I trained the model with the new images for 4000 iterations and this produced an accuracy of 80-88%. As a result, I built a simple web application named paywall-classify, that can be found on Github, that utilizes Puppeteer to take screenshots for a given list of URIs (maximum 10) at a resolution of 1920x1080 and then uses Tensorflow to classify images as well. More instructions on how to use the application can be found in the repository readme.

There are many other techniques that could be considered for image classification of webpages, for example, slicing a full page image of a news website into sections. However this approach would more than likely show bias towards the content classification as the "subscribe now" seems to always be at the top of an article meaning slicing would only have this portion in 1/n slices. For this application I also didn't consider the possibility of scrolling down a page to trigger a javascript popup of a paywall message.

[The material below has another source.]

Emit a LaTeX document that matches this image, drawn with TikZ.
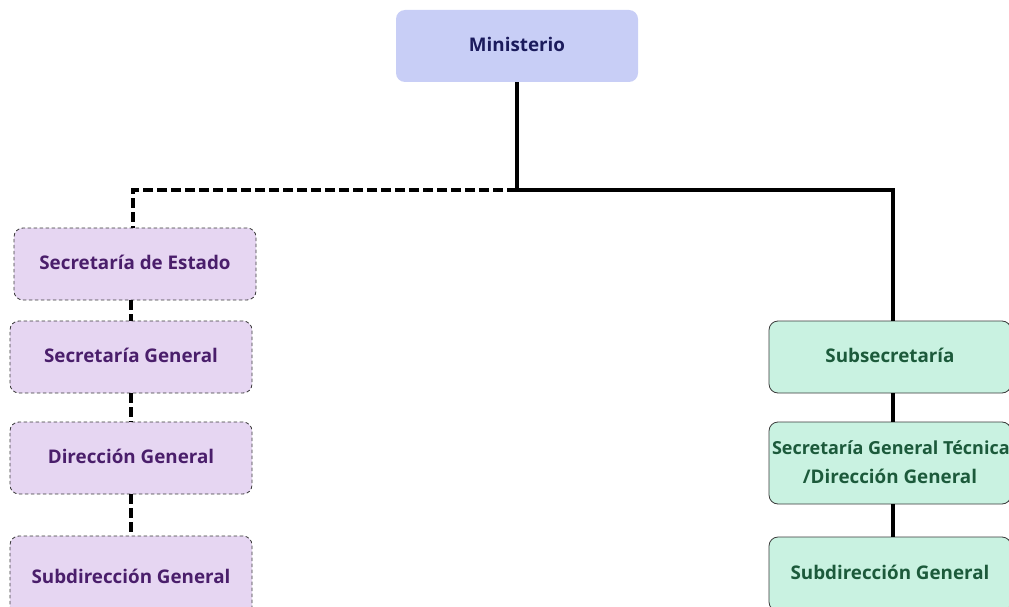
\documentclass[tikz,border=0pt]{standalone}
\usepackage{fontspec}
\setmainfont{Open Sans}
\definecolor{minfill}{HTML}{C8CEF6}
\definecolor{mintext}{HTML}{1B1B5C}
\definecolor{secfill}{HTML}{E6D6F2}
\definecolor{sectext}{HTML}{4A1E6B}
\definecolor{subfill}{HTML}{C9F2E1}
\definecolor{subtext}{HTML}{1C5A3B}
\definecolor{boxline}{HTML}{3A3A3A}
% label inside a unit box, set a little above the box centre
\newcommand\unitlabel[1]{\raisebox{3pt}{\begin{tabular}{@{}c@{}}#1\end{tabular}}}
\tikzset{
  unit/.style={rounded corners=9pt, minimum width=242pt, minimum height=72pt,
    inner sep=0pt, align=center, font=\fontsize{18.8}{29}\selectfont\bfseries},
  topbox/.style={unit, fill=minfill, text=mintext},
  statebox/.style={unit, fill=secfill, text=sectext, draw=boxline, line width=0.8pt,
    dash pattern=on 3.5pt off 2.5pt},
  civilbox/.style={unit, fill=subfill, text=subtext, draw=boxline, line width=0.8pt},
  link/.style={line width=3.5pt, black},
  dlink/.style={link, dash pattern=on 10pt off 4pt}
}
\begin{document}
\begin{tikzpicture}[x=1pt,y=-1pt]
\useasboundingbox (0,0) rectangle (1009,607);
% top level
\node[topbox] (min) at (517,46) {\unitlabel{Ministerio}};
% left branch (dashed)
\node[statebox] (se) at (135,264) {\unitlabel{Secretaría de Estado}};
\node[statebox] (sg) at (131,357) {\unitlabel{Secretaría General}};
\node[statebox] (dg) at (131,458) {\unitlabel{Dirección General}};
\node[statebox, minimum height=84pt] (sdl) at (131,578) {\unitlabel{Subdirección General}};
% right branch (solid)
\node[civilbox] (ss) at (890,357) {\unitlabel{Subsecretaría}};
\node[civilbox, minimum height=82pt] (sgt) at (890,463)
  {\begin{tabular}{@{}c@{}}\makebox[236pt][l]{\fontsize{18}{29}\selectfont Secretaría General Técnica}\\/Dirección General\end{tabular}};
\node[civilbox, minimum height=74pt] (sdr) at (890,574) {\unitlabel{Subdirección General}};
% junction under the ministry
\coordinate (j) at (517,190);
\draw[link] (min.south) -- (j) -| (ss.north -| 893,0);
\draw[dlink] (j) -| (se.north -| 133,0);
\draw[dlink] (se.south -| 131,0) -- (sg.north -| 131,0);
\draw[dlink] (sg.south -| 131,0) -- (dg.north -| 131,0);
\draw[dlink] (dg.south -| 131,0) -- (sdl.north -| 131,0);
\draw[link] (ss.south -| 893,0) -- (sgt.north -| 893,0);
\draw[link] (sgt.south -| 893,0) -- (sdr.north -| 893,0);
\end{tikzpicture}
\end{document}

Other approaches might utilize textual analysis, such as performing Naive Bayes classification on terms collected from a paywall page and then building a classifier from there. 

What to take away

It's actually difficult to find a cause as to why some the URI-Ms listed result in 404 responses while other articles for those sites may be a 200 response on their first memento. The New York Times has a limit of 10 "free" articles for each user, so perhaps at crawl time the Internet Archive hit its quota. As per Mat Kelly et al. in Impact of URI Canonicalization on Memento Count, they talk about "archived 302s", indicating at crawl time a live web site returns an HTTP 302 redirect, meaning these New York Times articles may actually be redirecting to a login page at crawl time.